I figli del fiume giallo: un melò per la nuova Cina che fa paura

Dall’acclamato regista Jia Zhangke – vincitore del Leone d’oro a Venezia, nel 2006, per il suo Still life – arriva I figli del fiume giallo, nuova opera incentrata sui cambiamenti sociali della Cina, che da paese contadino è diventata (o, meglio, ritornata) l’impero celeste, attraverso una espansione irrefrenabile in tutti i settori.

La storia de I figli del fiume giallo si colloca in una lunga linea temporale di oltre venti anni in cui il regista, sfruttando anche del girato precedente, porta lo spettatore sullo sfondo dei cambiamenti sociali e paesaggistici della Cina.

I figli del fiume giallo

Un’opera riuscita a metà, che non può non annoiare e che, in realtà, ci trasmette solo il timore per lo sviluppo incessante di questa nazione, che sembra pronta ad acquistare tutto il mondo.

Sebbene,  sempre parlando di un regista notevole come  Jia Zhangke, la critica sia lecita,  ci troviamo di fronte ad un lungometraggio che riprende fin troppo i temi dei suoi film precedenti. Nonostante le sue notevoli capacità mostrate anche nel raccontare i paesaggi rurali che ormai vanno sparendo in Cina, la lunga linea temporale riesce solo a confondere lo spettatore, anche il più attento. La  storia d’amore, ma ambientata nel mondo dello jianghu. La società nascosta e senza regole di piccole bande criminali cinesi senza fissa dimora. I due  protagonisti che si spostano dalla zone delle miniere di carbone dello Shanxi alla regione delle Tre Gole, sul fiume Yangtze, per poi tornare di nuovo a casa, lungo l’arco temporale di quasi vent’anni, e si ritrovano al termine delle loro vite in  condizioni terribili (con lui menomato da un ictus e lei reduce da anni di duro carcere).

Decisamente complicato è descrivere tutti i cambiamenti sociali e dei luoghi con tanti riferimenti totalmente sconosciuti al pubblico occidentale, a meno che abbiate avuto la fortuna di viaggiare nel celeste impero.

I figli del fiume giallo

Se il film, al termine, riesce a convincere dal punto di vista visivo, della fotografia e del solido cast (bravi i protagonisti Liao Fan e Zhao Tao, moglie del regista), lo sviluppo della trama finisce per rivelarsi eccessivamente frammentato per convincere lo spettatore e perfetto per annoiare il critico.
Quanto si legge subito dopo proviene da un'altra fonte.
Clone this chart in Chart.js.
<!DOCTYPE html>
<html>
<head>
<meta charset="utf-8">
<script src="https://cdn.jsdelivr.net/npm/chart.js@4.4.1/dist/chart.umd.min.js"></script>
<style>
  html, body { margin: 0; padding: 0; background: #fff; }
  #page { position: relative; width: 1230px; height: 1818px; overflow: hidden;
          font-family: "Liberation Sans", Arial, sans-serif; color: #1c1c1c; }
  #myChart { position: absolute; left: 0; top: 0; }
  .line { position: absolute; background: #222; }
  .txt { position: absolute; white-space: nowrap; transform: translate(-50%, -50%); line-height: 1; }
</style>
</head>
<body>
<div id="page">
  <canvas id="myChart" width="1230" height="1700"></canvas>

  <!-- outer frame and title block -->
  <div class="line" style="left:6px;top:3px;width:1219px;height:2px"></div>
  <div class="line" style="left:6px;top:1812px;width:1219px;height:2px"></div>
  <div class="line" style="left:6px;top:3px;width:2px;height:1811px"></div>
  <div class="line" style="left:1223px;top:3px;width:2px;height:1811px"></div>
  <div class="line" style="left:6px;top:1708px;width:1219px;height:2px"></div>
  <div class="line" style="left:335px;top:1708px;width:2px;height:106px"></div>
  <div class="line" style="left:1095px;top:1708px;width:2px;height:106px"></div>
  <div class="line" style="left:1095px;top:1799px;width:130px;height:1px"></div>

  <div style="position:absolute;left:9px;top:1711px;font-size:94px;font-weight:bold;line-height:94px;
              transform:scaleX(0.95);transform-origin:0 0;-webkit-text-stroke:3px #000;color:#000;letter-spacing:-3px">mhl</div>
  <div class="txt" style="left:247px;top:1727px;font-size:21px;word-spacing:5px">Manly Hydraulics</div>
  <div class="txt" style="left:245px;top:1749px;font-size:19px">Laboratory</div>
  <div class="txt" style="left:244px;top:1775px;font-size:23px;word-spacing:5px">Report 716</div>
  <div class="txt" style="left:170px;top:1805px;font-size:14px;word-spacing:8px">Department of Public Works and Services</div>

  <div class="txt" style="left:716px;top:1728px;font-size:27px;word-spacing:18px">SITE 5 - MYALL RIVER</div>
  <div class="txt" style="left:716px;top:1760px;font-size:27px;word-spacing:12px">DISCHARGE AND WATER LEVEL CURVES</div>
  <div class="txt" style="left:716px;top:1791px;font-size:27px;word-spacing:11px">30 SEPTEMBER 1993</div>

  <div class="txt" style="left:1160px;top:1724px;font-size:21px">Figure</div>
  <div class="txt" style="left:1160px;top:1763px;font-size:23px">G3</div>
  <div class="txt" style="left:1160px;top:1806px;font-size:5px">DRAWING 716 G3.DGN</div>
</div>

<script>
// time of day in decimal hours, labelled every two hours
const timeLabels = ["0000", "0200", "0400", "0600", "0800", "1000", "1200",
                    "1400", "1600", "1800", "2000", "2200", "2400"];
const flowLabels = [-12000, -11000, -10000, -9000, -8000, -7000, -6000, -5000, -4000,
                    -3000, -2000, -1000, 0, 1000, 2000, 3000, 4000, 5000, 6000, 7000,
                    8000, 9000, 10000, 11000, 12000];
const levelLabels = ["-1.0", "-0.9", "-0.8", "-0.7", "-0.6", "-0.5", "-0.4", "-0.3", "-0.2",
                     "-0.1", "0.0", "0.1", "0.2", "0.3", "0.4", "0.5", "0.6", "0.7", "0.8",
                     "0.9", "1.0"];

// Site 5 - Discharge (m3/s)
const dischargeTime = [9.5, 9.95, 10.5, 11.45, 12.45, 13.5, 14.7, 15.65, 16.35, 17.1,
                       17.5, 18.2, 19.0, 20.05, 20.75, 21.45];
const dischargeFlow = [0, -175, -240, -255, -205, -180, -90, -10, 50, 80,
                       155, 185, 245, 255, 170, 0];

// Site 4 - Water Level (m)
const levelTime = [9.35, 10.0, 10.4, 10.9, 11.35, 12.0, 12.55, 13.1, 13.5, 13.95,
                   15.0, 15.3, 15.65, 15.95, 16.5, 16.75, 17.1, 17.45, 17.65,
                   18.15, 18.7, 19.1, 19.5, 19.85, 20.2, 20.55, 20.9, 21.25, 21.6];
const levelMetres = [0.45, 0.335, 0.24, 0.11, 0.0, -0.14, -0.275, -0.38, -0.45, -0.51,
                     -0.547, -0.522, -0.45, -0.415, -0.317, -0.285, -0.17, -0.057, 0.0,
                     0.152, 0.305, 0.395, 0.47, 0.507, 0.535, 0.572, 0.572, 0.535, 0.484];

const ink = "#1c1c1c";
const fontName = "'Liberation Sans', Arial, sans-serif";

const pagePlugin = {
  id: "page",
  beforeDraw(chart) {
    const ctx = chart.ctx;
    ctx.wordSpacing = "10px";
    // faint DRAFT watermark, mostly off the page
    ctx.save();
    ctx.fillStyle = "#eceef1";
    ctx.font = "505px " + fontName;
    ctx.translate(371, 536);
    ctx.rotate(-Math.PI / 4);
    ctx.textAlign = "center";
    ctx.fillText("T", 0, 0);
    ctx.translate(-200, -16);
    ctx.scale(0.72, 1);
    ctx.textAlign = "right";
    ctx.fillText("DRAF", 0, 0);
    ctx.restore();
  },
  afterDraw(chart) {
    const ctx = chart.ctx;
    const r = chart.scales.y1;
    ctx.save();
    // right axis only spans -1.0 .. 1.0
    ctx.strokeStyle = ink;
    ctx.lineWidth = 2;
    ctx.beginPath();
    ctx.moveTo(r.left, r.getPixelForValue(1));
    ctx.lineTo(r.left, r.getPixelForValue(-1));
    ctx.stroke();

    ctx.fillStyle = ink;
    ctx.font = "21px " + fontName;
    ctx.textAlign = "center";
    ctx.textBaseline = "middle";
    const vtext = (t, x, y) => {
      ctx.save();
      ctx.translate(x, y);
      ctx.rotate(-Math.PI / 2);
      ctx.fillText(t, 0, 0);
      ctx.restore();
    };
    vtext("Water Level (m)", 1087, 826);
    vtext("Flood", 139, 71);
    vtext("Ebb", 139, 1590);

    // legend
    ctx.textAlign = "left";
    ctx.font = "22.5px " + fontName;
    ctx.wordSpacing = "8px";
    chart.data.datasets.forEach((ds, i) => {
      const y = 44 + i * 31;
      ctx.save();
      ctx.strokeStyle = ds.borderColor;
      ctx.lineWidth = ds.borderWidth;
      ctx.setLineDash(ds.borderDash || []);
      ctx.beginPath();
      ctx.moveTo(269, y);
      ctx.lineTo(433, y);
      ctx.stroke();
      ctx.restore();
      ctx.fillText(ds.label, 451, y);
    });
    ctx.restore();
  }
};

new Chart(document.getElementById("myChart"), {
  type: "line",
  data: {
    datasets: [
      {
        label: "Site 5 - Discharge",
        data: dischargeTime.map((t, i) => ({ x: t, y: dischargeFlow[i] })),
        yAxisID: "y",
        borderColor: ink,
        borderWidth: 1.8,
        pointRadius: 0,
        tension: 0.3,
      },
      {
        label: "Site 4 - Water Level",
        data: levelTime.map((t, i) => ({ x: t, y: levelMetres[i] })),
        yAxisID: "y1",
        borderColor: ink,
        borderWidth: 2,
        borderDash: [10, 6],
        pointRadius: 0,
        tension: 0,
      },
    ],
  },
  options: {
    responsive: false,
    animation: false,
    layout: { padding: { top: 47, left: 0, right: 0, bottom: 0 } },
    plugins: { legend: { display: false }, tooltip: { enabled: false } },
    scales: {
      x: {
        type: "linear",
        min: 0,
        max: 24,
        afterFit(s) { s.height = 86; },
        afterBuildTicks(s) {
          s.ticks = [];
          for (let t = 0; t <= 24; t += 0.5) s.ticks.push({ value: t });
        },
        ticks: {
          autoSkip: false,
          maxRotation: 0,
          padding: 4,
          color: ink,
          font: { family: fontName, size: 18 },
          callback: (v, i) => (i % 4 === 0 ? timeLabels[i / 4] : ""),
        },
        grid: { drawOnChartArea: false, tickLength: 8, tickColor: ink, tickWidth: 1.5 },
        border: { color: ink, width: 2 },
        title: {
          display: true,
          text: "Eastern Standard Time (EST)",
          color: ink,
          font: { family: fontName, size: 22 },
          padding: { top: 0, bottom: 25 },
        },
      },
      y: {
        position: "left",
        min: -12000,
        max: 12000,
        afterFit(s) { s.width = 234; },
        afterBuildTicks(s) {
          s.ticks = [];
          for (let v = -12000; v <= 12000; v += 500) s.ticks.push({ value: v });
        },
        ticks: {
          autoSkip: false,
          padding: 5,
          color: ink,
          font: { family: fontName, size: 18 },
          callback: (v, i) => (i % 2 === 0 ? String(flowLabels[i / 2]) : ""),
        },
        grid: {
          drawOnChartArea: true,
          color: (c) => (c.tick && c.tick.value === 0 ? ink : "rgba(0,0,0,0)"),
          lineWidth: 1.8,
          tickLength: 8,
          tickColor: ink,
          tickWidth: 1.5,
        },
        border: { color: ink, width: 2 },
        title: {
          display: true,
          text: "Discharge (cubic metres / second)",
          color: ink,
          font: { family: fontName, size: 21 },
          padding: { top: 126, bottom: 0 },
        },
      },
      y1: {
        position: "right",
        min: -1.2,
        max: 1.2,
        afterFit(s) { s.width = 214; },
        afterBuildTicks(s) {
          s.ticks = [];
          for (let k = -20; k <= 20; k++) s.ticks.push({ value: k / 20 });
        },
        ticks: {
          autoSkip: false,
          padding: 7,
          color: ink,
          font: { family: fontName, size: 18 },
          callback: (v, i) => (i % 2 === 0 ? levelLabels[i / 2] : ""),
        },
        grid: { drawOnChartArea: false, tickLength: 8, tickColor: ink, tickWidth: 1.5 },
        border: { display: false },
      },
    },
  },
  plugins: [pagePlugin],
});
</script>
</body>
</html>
Il risultato finale , oltre a farci comprendere perché Trump insista così tanto con i dazi sulla Cina, in realtà ci porta solo molta bellezza stilistica, e, per parafrasare un noto cantautore romano, tutto il resto è noia.
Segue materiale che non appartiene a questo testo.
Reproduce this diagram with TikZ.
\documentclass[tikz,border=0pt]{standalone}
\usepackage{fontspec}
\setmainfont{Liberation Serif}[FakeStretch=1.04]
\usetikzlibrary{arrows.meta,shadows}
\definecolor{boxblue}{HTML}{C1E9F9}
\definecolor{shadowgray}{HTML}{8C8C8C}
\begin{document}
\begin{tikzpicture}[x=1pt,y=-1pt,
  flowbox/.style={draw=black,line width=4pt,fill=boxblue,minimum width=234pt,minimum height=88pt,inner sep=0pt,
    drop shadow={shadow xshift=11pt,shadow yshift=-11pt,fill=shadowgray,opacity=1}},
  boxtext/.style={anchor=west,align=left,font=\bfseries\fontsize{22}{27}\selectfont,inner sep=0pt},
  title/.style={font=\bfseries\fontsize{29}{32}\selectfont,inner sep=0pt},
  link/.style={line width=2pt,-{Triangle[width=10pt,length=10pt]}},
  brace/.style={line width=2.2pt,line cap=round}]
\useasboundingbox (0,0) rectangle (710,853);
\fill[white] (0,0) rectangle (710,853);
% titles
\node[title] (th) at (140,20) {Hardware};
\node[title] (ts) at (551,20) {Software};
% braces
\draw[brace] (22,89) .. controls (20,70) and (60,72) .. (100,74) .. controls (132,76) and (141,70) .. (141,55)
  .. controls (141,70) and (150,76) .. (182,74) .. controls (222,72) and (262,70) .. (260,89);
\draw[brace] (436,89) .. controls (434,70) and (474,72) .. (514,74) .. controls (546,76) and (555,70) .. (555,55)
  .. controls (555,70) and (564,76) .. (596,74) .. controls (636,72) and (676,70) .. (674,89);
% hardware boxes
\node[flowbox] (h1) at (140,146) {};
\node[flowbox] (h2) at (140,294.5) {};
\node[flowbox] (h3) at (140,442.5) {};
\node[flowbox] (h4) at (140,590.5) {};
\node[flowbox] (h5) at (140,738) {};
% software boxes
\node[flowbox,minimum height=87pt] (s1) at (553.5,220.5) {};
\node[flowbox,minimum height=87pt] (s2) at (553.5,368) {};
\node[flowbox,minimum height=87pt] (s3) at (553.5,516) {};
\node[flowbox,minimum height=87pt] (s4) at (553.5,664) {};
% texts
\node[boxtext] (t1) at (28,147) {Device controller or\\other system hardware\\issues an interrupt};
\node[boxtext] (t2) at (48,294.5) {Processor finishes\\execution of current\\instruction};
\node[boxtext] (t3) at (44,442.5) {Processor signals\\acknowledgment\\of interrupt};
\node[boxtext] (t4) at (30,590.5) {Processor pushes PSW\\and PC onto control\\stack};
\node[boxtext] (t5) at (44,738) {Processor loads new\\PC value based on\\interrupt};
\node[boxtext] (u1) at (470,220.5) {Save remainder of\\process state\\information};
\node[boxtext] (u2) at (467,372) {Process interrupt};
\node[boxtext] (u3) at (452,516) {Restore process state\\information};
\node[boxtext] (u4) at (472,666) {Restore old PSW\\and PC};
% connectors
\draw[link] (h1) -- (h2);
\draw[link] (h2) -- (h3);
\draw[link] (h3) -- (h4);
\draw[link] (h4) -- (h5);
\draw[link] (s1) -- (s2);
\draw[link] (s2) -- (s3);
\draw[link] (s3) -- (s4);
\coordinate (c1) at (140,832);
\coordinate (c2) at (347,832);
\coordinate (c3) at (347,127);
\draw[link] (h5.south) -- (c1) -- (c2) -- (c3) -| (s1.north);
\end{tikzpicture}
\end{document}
I figli del fiume giallo, quindi, si riduce alla fine ad un interessante melò per chi vuole capire cosa sia successo negli ultimi vent’anni nel celeste impero, che, dopo aver subito i disastri economici di Mao Tse Tung, ora viene idolatrato dai giovani cinesi e si ritrova un nuovo imperatore in Xi Jiping, il quale non crede nella democrazia e incarna il nuovo social-capitalismo. Quello che vuole vendere merci cinesi a tutto il mondo e che, finora, sembra riuscirci con grande successo.